Politicians know that education is the key to social mobility. So when a free education system fails, a large proportion of young people by not equipping them with the skills they need to find adequately paid employment a structural failure in the strategy to address poverty is inevitable. Sadly, many efforts to help the poor are well-meaning but this is little more than a “hospice” approach. Our placing in the lowest ranks of student achievement tables in the last few decades is a wart that disfigures our commitment to fairness in our society. 

Poverty induced by housing costs is increasing despite efforts to subsidise lower income families. The Joseph Rowntree Foundations of the UK argues that low rents, such as social housing rents, make an important contribution to reducing the degree of ‘housing cost induced poverty’. Social housing should be targeted on people with low incomes as it is the most ‘pro-poor’ and redistributive major aspect to the entire welfare state.

Public policymakers have to strike the right balance when planning social housing availability. The Rowntree Foundation rightly comments that: “For any given set of low-paid job opportunities, housing stock and rents, there will be a trade-off between using housing benefits to prevent poverty, material deprivation and housing deprivation on the one hand and avoiding the ‘poverty trap’ on the other”.

There are no silver bullets to end a complex, multifaceted, and persistent problem of poverty. If we believe that as a nation we are committed to the principle that everyone should have a fair chance in life, we need to dismantle the poverty trap triggers.
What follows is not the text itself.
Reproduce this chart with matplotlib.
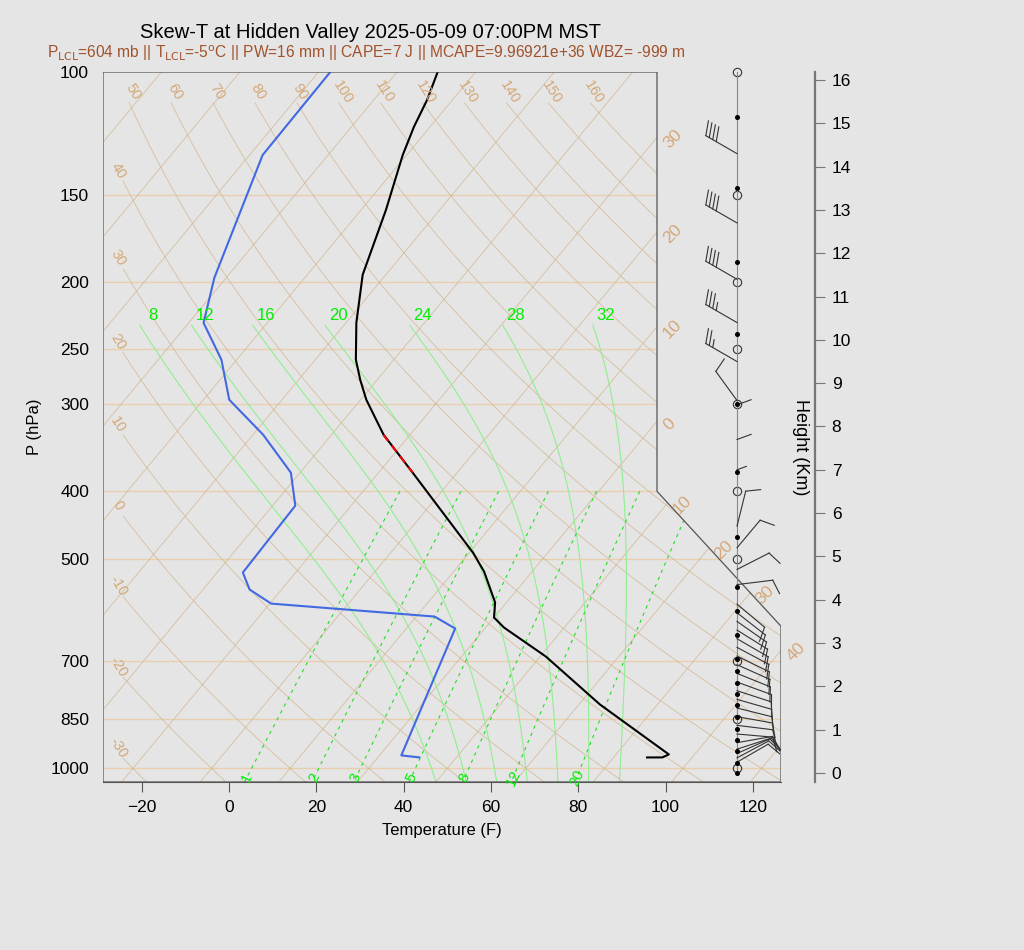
import numpy as np
import matplotlib
matplotlib.use("Agg")
import matplotlib.pyplot as plt
from matplotlib.patches import Polygon

plt.rcParams["font.family"] = ["Liberation Sans", "DejaVu Sans"]

# ---- sounding (pressure hPa, temperature F) ----
temp_p = [100, 109.7, 119.9, 131.6, 157.8, 195.5, 229.2, 258.9, 276.6, 295.5, 331.7, 376.1,
          489.8, 521.7, 577.8, 607.2, 627.7, 690.8, 809.4, 954.8, 964.3, 964.5]
temp_f = [-84.7, -81.8, -79.7, -76.9, -70.3, -63.3, -55.6, -48.7, -43.9, -38.7, -28.1, -14.2,
          14.8, 21.0, 29.4, 32.0, 36.2, 51.3, 72.8, 98.1, 97.2, 93.7]
dewp_p = [100, 131.6, 197.5, 229.2, 258.9, 276.6, 295.5, 331.7, 376.1, 419.5, 523.3, 553.6,
          579.9, 605.3, 629.7, 957.9, 964.3]
dewp_f = [-109.3, -109.0, -96.7, -90.6, -79.5, -74.8, -70.1, -55.7, -42.1, -34.8, -34.1, -29.3,
          -21.7, 18.2, 25.2, 37.0, 41.5]
parcel_p = [332, 376]
parcel_f = [-28.1, -14.2]

# ---- winds (height km, direction deg, speed kt) ----
wind_h = [14.3, 12.7, 11.4, 10.4, 9.5, 8.6, 8.5, 7.7, 7.0, 5.7, 5.2, 4.7, 4.35,
          3.9, 3.7, 3.5, 3.3, 3.1, 2.9, 2.7, 2.5, 2.3, 2.1, 1.9, 1.7, 1.5, 1.3, 1.1, 0.9,
          0.7, 0.55, 0.45, 0.35, 0.25]
wind_dir = [300, 300, 300, 300, 300, 324, 70, 70, 70, 14, 40, 63, 83,
            130, 128, 125, 122, 120, 118, 116, 114, 112, 110, 108, 106, 104, 100, 97, 95,
            80, 72, 66, 62, 60]
wind_spd = [40, 40, 40, 35, 25, 10, 3, 3, 2, 10, 10, 10, 10,
            10, 10, 10, 10, 10, 10, 10, 10, 10, 10, 10, 10, 10, 10, 10, 10,
            10, 10, 10, 10, 10]
dot_h = [15.15, 13.5, 11.79, 10.14, 8.52, 6.95, 5.45, 4.30, 3.74, 3.19, 2.63, 2.36, 2.08,
         1.82, 1.57, 1.29, 1.02, 0.76, 0.51, 0.23, 0.0]
circle_p = [100, 150, 200, 250, 300, 400, 500, 700, 850, 1000]

p_ticks = [100, 150, 200, 250, 300, 400, 500, 700, 850, 1000]
t_ticks = [-20, 0, 20, 40, 60, 80, 100, 120]
h_ticks = list(range(0, 17))
dry_theta_c = list(range(-30, 170, 10))
iso_c = list(range(-100, 60, 10))
moist_c = [8, 12, 16, 20, 24, 28, 32]
mix_gkg = [1, 2, 3, 5, 8, 12, 20]

K = 132.5          # skew, F per decade of pressure
XMIN, XMAX = -28.87, 126.46
PBOT, PTOP = 1046, 100
TAN = "#D2B48C"
LAB = "#D4A877"
BG = "#E5E5E5"
MIX_SHIFT = 4.0    # F, line placement as drawn in the original


def skew(tf, p):
    return np.asarray(tf) + K * np.log10(1000.0 / np.asarray(p))


def c2f(c):
    return np.asarray(c) * 9 / 5 + 32


def k2f(k):
    return c2f(np.asarray(k) - 273.15)


fig = plt.figure(figsize=(10.24, 9.5), dpi=100, facecolor=BG)
ax = fig.add_axes([103 / 1024, 168 / 950, 678 / 1024, 710 / 950], facecolor=BG)
ax.set_yscale("log")
ax.set_xlim(XMIN, XMAX)
ax.set_ylim(PBOT, PTOP)
for s in ax.spines.values():
    s.set_visible(False)

box = Polygon([(XMIN, PBOT), (XMIN, PTOP), (98.05, PTOP), (98.05, 400), (XMAX, 625), (XMAX, PBOT)],
              closed=True, fill=False, edgecolor="#555555", lw=0.9, transform=ax.transData, zorder=6)
ax.add_patch(box)


def clipped(lines):
    for ln in lines:
        ln.set_clip_path(box)


pp = np.logspace(np.log10(PTOP), np.log10(PBOT), 300)

# isobars
for p in p_ticks[1:]:
    clipped(ax.plot([XMIN, XMAX], [p, p], color="#E9CFAE", lw=1.0, zorder=1))


def right_edge(p):
    if p <= 400:
        return 98.05
    if p >= 625:
        return XMAX
    f = (np.log10(p) - np.log10(400)) / (np.log10(625) - np.log10(400))
    return 98.05 + f * (XMAX - 98.05)


# isotherms
for c in iso_c:
    x = skew(np.full_like(pp, c2f(c)), pp)
    clipped(ax.plot(x, pp, color=TAN, lw=0.6, alpha=0.8, zorder=1))
    if -30 <= c <= 40:
        d = np.array([xi - right_edge(pi) for xi, pi in zip(x, pp)])
        i = np.where(np.diff(np.sign(d)) != 0)[0]
        if len(i):
            pi = pp[i[0]]
            ax.text(right_edge(pi) + 0.8, pi * 1.01, f"{abs(c)}", color=LAB, fontsize=12.5,
                    rotation=45, ha="left", va="center", zorder=7)

# dry adiabats
for th in dry_theta_c:
    tk = (th + 273.15) * (pp / 1000.0) ** 0.2857
    x = skew(k2f(tk), pp)
    m = (pp >= 110) & (x >= -24.5)
    if m.sum() < 2:
        continue
    clipped(ax.plot(x[m], pp[m], color=TAN, lw=0.6, alpha=0.8, zorder=1))
    x0, p0 = x[m][0], pp[m][0]
    ax.text(x0 + (0.8 if p0 < 112 else -1.2), p0 * 0.965, f"{th}", color=LAB, fontsize=10.5,
            rotation=-58, ha="center", va="center", zorder=7)


# moist (pseudo) adiabats
def es(tc):
    return 6.112 * np.exp(17.67 * tc / (tc + 243.5))


def moist_lapse(t, p):
    rs = 0.622 * es(t - 273.15) / (p - es(t - 273.15))
    lv, rd, cp, eps = 2.5e6, 287.0, 1005.0, 0.622
    return (rd * t + lv * rs) / (p * (cp + lv ** 2 * rs * eps / (rd * t ** 2)))


def moist_curve(tc):
    out = {}
    for pend in (231.0, PBOT):
        ps = np.linspace(1000, pend, 400)
        t = tc + 273.15
        ts = [t]
        for a, b in zip(ps[:-1], ps[1:]):
            t = t + moist_lapse(t, a) * (b - a)
            ts.append(t)
        out[pend] = (ps, np.array(ts))
    up_p, up_t = out[231.0]
    dn_p, dn_t = out[PBOT]
    return np.concatenate([up_p[::-1], dn_p[1:]]), np.concatenate([up_t[::-1], dn_t[1:]])


for c in moist_c:
    mp, mt = moist_curve(c)
    x = skew(k2f(mt), mp)
    clipped(ax.plot(x, mp, color="#90EE90", lw=0.8, zorder=2))
    ax.text(x[0] + 3.0, 224, f"{c}", color="#00EE00", fontsize=12, ha="center", va="center", zorder=7)

# mixing ratio lines
pm = np.logspace(np.log10(400), np.log10(PBOT), 100)
for w in mix_gkg:
    e = w * pm / (622.0 + w)
    lg = np.log(e / 6.112)
    td = 243.5 * lg / (17.67 - lg)
    x = skew(c2f(td) + MIX_SHIFT, pm)
    clipped(ax.plot(x, pm, color="#22DD22", lw=0.8, ls=(0, (3, 4)), zorder=2))
    ax.text(x[-1] + 0.5, 1031, f"{w}", color="#00EE00", fontsize=10.5, rotation=65,
            ha="center", va="center", zorder=7)

# sounding
ax.plot(skew(dewp_f, dewp_p), dewp_p, color="#4169E1", lw=1.5, zorder=4)
ax.plot(skew(temp_f, temp_p), temp_p, color="black", lw=1.5, zorder=4)
ax.plot(skew(parcel_f, parcel_p), parcel_p, color="red", lw=1.4, ls=(0, (4, 3)), zorder=5)

# circles on wind axis at mandatory levels
BARB_XF = (737 - 229) / 4.365
ax.plot([BARB_XF] * len(circle_p), circle_p, "o", mfc="none", mec="#333333", ms=6, mew=0.8,
        zorder=8, clip_on=False)

# bottom axis
ax.set_xticks(t_ticks)
ax.tick_params(axis="x", length=7, labelsize=12.5, pad=6, color="#555555")
ax.set_xlabel("Temperature (F)", fontsize=12, labelpad=6)
ax.set_yticks(p_ticks)
ax.set_yticklabels([str(p) for p in p_ticks])
ax.yaxis.set_minor_locator(matplotlib.ticker.NullLocator())
ax.tick_params(axis="y", length=0, labelsize=12.5, pad=10)
ax.set_ylabel("P (hPa)", fontsize=12, labelpad=6)
ax.spines["bottom"].set_visible(True)
ax.spines["bottom"].set_color("#555555")

# ---- height / wind panel ----
PXK = 43.3
axh = fig.add_axes([690 / 1024, 168 / 950, 125 / 1024, 710 / 950], facecolor="none")
axh.set_xlim(0, 125)
axh.set_ylim(-9 / PXK, 16 + 8 / PXK)
for k in ("left", "top", "bottom"):
    axh.spines[k].set_visible(False)
axh.spines["right"].set_color("#777777")
axh.spines["right"].set_linewidth(1.6)
axh.set_xticks([])
axh.yaxis.tick_right()
axh.set_yticks(h_ticks)
axh.tick_params(axis="y", length=7, labelsize=12.5, pad=5, color="#777777")
axh.text((800 - 690) / 125, (950 - 447 - 168) / 710, "Height (Km)", transform=axh.transAxes,
         rotation=-90, ha="center", va="center", fontsize=13)

X0 = 47
axh.plot([X0, X0], [0, 16 + 8 / PXK], color="#888888", lw=0.8, zorder=2)
axh.plot([X0] * len(dot_h), dot_h, "o", color="black", ms=2.6, zorder=4)

for h, d, s in zip(wind_h, wind_dir, wind_spd):
    rad = np.radians(d)
    L = 36 if s >= 5 else 5 * s
    ex, ey = X0 + L * np.sin(rad), h + L * np.cos(rad) / PXK
    axh.plot([X0, ex], [h, ey], color="#333333", lw=0.8, zorder=3)
    tr = np.radians(d + 70)
    n_full, half = int(s // 10), (s % 10) >= 5
    for j in range(n_full + int(half)):
        bl = 15 if j < n_full else 8
        bx = ex - j * 4 * np.sin(rad)
        by = ey - j * 4 * np.cos(rad) / PXK
        axh.plot([bx, bx + bl * np.sin(tr)], [by, by + bl * np.cos(tr) / PXK],
                 color="#333333", lw=0.8, zorder=3)

# titles
fig.text(370 / 1024, 1 - 32 / 950, "Skew-T at Hidden Valley 2025-05-09 07:00PM MST",
         ha="center", va="center", fontsize=14.5)
fig.text(366 / 1024, 1 - 53 / 950,
         r"P$_{\mathrm{LCL}}$=604 mb || T$_{\mathrm{LCL}}$=-5$^{\mathrm{o}}$C || PW=16 mm || "
         r"CAPE=7 J || MCAPE=9.96921e+36 WBZ= -999 m",
         ha="center", va="center", fontsize=11.2, color="#A0522D")

fig.savefig("out.png", dpi=100, facecolor=BG)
Our main challenges relate to the areas of education and housing. Failures in housing, health, and education policies aimed at supporting the poor call for a long-term commitment from politicians, business leaders, educators, and charities to understand the underlying causes of poverty and why it has been so difficult to resolve. 

Once we identify the real causes of poverty, we can start reforming our social assistance schemes. However, making conditions harsh for the unemployed poor and also the working poor will only perpetuate the problem of poverty especially in families with young children. 

Krugman rightly argues that when social assistance programmes are absent or inadequate, the poor find themselves in a trap they often cannot escape, not because they lack the incentive, but because they lack the resources.